Russia has issued an undisclosed written response to the United States after the Biden administration had also delivered written responses to Moscow’s demands amid the standoff with Ukraine.
The Russian response offered “little ground for optimism” and “no positive response on the main issue,” according to Kremlin spokesperson Dmitry Peskov, The Hill reported.
The main issue has been, according to reports, Russia’s seeking to keep Ukraine from being given entry into NATO.
“We can confirm we received a written follow-up from Russia,” the State Department wrote in a statement. “It would be unproductive to negotiate in public, so we’ll leave it up to Russia if they want to discuss their response.
“We remain fully committed to dialog to address these issues and will continue to consult closely with our allies and partners, including Ukraine,” the spokesperson added.

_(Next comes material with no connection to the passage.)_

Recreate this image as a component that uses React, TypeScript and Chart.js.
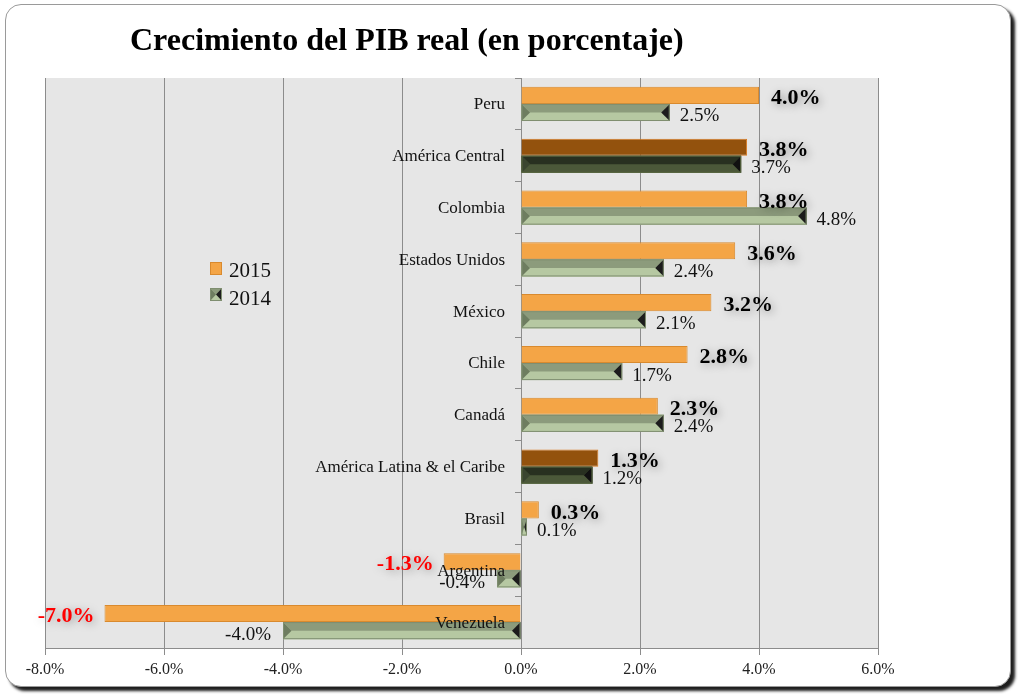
import React, { useEffect, useRef } from 'react';
import { Chart, registerables } from 'chart.js';

Chart.register(...registerables);

const title = 'Crecimiento del PIB real (en porcentaje)';
const categories = [
  'Peru',
  'América Central',
  'Colombia',
  'Estados Unidos',
  'México',
  'Chile',
  'Canadá',
  'América Latina & el Caribe',
  'Brasil',
  'Argentina',
  'Venezuela',
];
const seriesLabels = ['2015', '2014'];
const values2015 = [4.0, 3.8, 3.8, 3.6, 3.2, 2.8, 2.3, 1.3, 0.3, -1.3, -7.0];
const values2014 = [2.5, 3.7, 4.8, 2.4, 2.1, 1.7, 2.4, 1.2, 0.1, -0.4, -4.0];
const highlighted = ['América Central', 'América Latina & el Caribe'];
const xMin = -8;
const xMax = 6;
const xStep = 2;

const FONT = '"Liberation Serif", "DejaVu Serif", serif';

const isHi = (i: number) => highlighted.includes(categories[i]);

const orange = '#F4A546';
const orangeBorder = '#D98A2E';
const brown = '#93520D';
const brownBorder = '#D9791F';

function drawBevel(ctx: CanvasRenderingContext2D, left: number, right: number, top: number, bottom: number, dark: boolean) {
  const h = bottom - top;
  const mid = top + h / 2;
  const w = right - left;
  const d = Math.min(h * 0.5, w / 2);
  const c = dark
    ? { bottom: '#4b5839', top: '#283020', lt: '#3a4530', rt: '#111111', border: '#56653f' }
    : { bottom: '#b6c8a2', top: '#8c9b7c', lt: '#6e7d60', rt: '#1c1c1c', border: '#7f8e70' };
  ctx.save();
  ctx.fillStyle = c.bottom;
  ctx.fillRect(left, top, w, h);
  ctx.fillStyle = c.top;
  ctx.beginPath();
  ctx.moveTo(left, top);
  ctx.lineTo(right, top);
  ctx.lineTo(right - d, mid);
  ctx.lineTo(left + d, mid);
  ctx.closePath();
  ctx.fill();
  ctx.fillStyle = c.lt;
  ctx.beginPath();
  ctx.moveTo(left, top);
  ctx.lineTo(left + d, mid);
  ctx.lineTo(left, bottom);
  ctx.closePath();
  ctx.fill();
  ctx.fillStyle = c.rt;
  ctx.beginPath();
  ctx.moveTo(right, top);
  ctx.lineTo(right - d, mid);
  ctx.lineTo(right, bottom);
  ctx.closePath();
  ctx.fill();
  ctx.strokeStyle = c.border;
  ctx.lineWidth = 1;
  ctx.strokeRect(left + 0.5, top + 0.5, Math.max(w - 1, 0), h - 1);
  ctx.restore();
}

const customPlugin = {
  id: 'custom',
  beforeDraw(chart: any) {
    const { ctx, chartArea } = chart;
    ctx.save();
    ctx.fillStyle = '#e6e6e6';
    ctx.fillRect(chartArea.left, chartArea.top, chartArea.right - chartArea.left, chartArea.bottom - chartArea.top);
    ctx.restore();
  },
  afterDatasetsDraw(chart: any) {
    const { ctx } = chart;
    // bevel look for 2014 bars
    const meta1 = chart.getDatasetMeta(1);
    meta1.data.forEach((el: any, i: number) => {
      const left = Math.min(el.x, el.base);
      const right = Math.max(el.x, el.base);
      drawBevel(ctx, left, right, el.y - el.height / 2, el.y + el.height / 2, isHi(i));
    });
    // category labels next to the zero axis
    const xs = chart.scales.x;
    const ys = chart.scales.y;
    const zeroX = xs.getPixelForValue(0);
    ctx.save();
    ctx.font = `17px ${FONT}`;
    ctx.fillStyle = '#111';
    ctx.textAlign = 'right';
    ctx.textBaseline = 'middle';
    categories.forEach((c, i) => {
      ctx.fillText(c, zeroX - 16, ys.getPixelForValue(i) + 1);
    });
    ctx.restore();
    // value labels
    const meta0 = chart.getDatasetMeta(0);
    ctx.save();
    meta0.data.forEach((el: any, i: number) => {
      const v = values2015[i];
      const txt = v.toFixed(1) + '%';
      ctx.font = `bold 22px ${FONT}`;
      ctx.textBaseline = 'middle';
      ctx.shadowColor = 'rgba(0,0,0,0.35)';
      ctx.shadowBlur = 8;
      ctx.shadowOffsetX = 2;
      ctx.shadowOffsetY = 2;
      if (v >= 0) {
        ctx.textAlign = 'left';
        ctx.fillStyle = '#000';
        ctx.fillText(txt, el.x + 12, el.y + 3);
      } else {
        ctx.textAlign = 'right';
        ctx.fillStyle = '#ff0000';
        ctx.fillText(txt, el.x - 10, el.y + 3);
      }
    });
    ctx.restore();
    ctx.save();
    meta1.data.forEach((el: any, i: number) => {
      const v = values2014[i];
      const txt = v.toFixed(1) + '%';
      ctx.font = `19px ${FONT}`;
      ctx.textBaseline = 'middle';
      ctx.fillStyle = '#111';
      if (v >= 0) {
        ctx.textAlign = 'left';
        ctx.fillText(txt, el.x + 10, el.y + 4);
      } else {
        ctx.textAlign = 'right';
        ctx.fillText(txt, el.x - 12, el.y + 4);
      }
    });
    ctx.restore();
  },
  afterDraw(chart: any) {
    const { ctx, chartArea } = chart;
    ctx.save();
    // title
    ctx.font = `bold 32px ${FONT}`;
    ctx.fillStyle = '#000';
    ctx.textAlign = 'left';
    ctx.textBaseline = 'middle';
    ctx.fillText(title, 130, 42);
    // legend
    const lx = chartArea.left + 165;
    const ly = chartArea.top + 184;
    ctx.fillStyle = orange;
    ctx.fillRect(lx, ly, 12, 13);
    ctx.strokeStyle = orangeBorder;
    ctx.lineWidth = 1;
    ctx.strokeRect(lx + 0.5, ly + 0.5, 11, 12);
    drawBevel(ctx, lx, lx + 12, ly + 26, ly + 39, false);
    ctx.font = `21px ${FONT}`;
    ctx.fillStyle = '#111';
    ctx.textAlign = 'left';
    ctx.textBaseline = 'middle';
    ctx.fillText(seriesLabels[0], lx + 19, ly + 9);
    ctx.fillText(seriesLabels[1], lx + 19, ly + 37);
    ctx.restore();
  },
};

export default function App() {
  const ref = useRef<HTMLCanvasElement>(null);
  useEffect(() => {
    if (!ref.current) return;
    const chart = new Chart(ref.current, {
      type: 'bar',
      data: {
        labels: categories,
        datasets: [
          {
            label: seriesLabels[0],
            data: values2015,
            backgroundColor: categories.map((_, i) => (isHi(i) ? brown : orange)),
            borderColor: categories.map((_, i) => (isHi(i) ? brownBorder : orangeBorder)),
            borderWidth: 1,
            barPercentage: 1,
            categoryPercentage: 0.66,
          },
          {
            label: seriesLabels[1],
            data: values2014,
            backgroundColor: '#b6c8a2',
            borderWidth: 0,
            barPercentage: 1,
            categoryPercentage: 0.66,
          },
        ],
      },
      options: {
        indexAxis: 'y',
        animation: false,
        responsive: false,
        maintainAspectRatio: false,
        layout: { padding: { left: 45, right: 146, top: 78, bottom: 0 } },
        plugins: {
          legend: { display: false },
          tooltip: { enabled: false },
          title: { display: false },
        },
        scales: {
          x: {
            type: 'linear',
            min: xMin,
            max: xMax,
            ticks: {
              stepSize: xStep,
              callback: (v: any) => Number(v).toFixed(1) + '%',
              font: { family: FONT, size: 16 },
              color: '#222',
              padding: 5,
            },
            grid: { color: '#8c8c8c', lineWidth: 1, drawTicks: true, tickLength: 7, tickColor: '#8c8c8c' },
            border: { display: true, color: '#8c8c8c' },
            afterFit: (s: any) => {
              s.height = 52;
            },
          },
          y: {
            type: 'category',
            position: { x: 0 } as any,
            ticks: { display: false },
            grid: { drawOnChartArea: false, drawTicks: true, tickLength: 6, color: '#8c8c8c', offset: true },
            border: { display: true, color: '#8c8c8c' },
          },
        },
      } as any,
      plugins: [customPlugin],
    });
    return () => chart.destroy();
  }, []);
  return (
    <div style={{ position: 'absolute', left: 0, top: 0, width: 1024, height: 700, background: '#fff', overflow: 'hidden' }}>
      <div
        style={{
          position: 'absolute',
          left: 5,
          top: 4,
          width: 1004,
          height: 681,
          border: '1px solid #9a9a9a',
          borderRadius: 16,
          boxShadow: '4px 4px 3px #1e1e1e',
          background: '#fff',
        }}
      />
      <canvas ref={ref} width={1024} height={700} style={{ position: 'absolute', left: 0, top: 0, width: 1024, height: 700 }} />
    </div>
  );
}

Russia’s written response comes before Tuesday’s phone call between Secretary of State Antony Blinken and Russian Foreign Minister Sergey Lavrov, The Washington Post reported.
The call will come just one week after Lavrov noted the negotiations will not be “endless.”
“We won’t allow our proposals to be drowned in endless discussions,” Lavrov said last week, according to reports.
For its part, Ukraine has publicly asked President Joe Biden and U.S. allies to stop suggesting a Russian invasion was imminent or even likely, including saying the “destabilizing” remarks are harming the Ukraine currency and damaging its economy on mere hyperbole.
White House press secretary Jen Psaki responded to those remarks at Monday’s daily press briefing.
“Well, I can only speak for our intention and our responsibility, and we feel it’s important to be open and candid about the threat from Russia,” Psaki told reporters. “It’s not just words, of course. You are seeing specifics that we’ve been laying out here, including over 100,000 troops on Ukraine’s borders, amassed on the border, with more troops and weaponry on the way. They’ve also been surging troops into Belarus.
“Of the seriousness of this threat, even as we work with the Ukrainians, with the Europeans to ensure we are not only preparing them and providing them supplies that they need, but standing up and making clear to the Russians what the consequences will be,” she added.
Psaki said the “power and ability to de-escalate” rests solely with Russia.
“Now again, Russia has the power,” she said. “They are the aggressor here. They have the power and ability to de-escalate, to pull their troops back from the border, to not push more troops to Belarus, to take steps to de-escalate the situation on the ground.”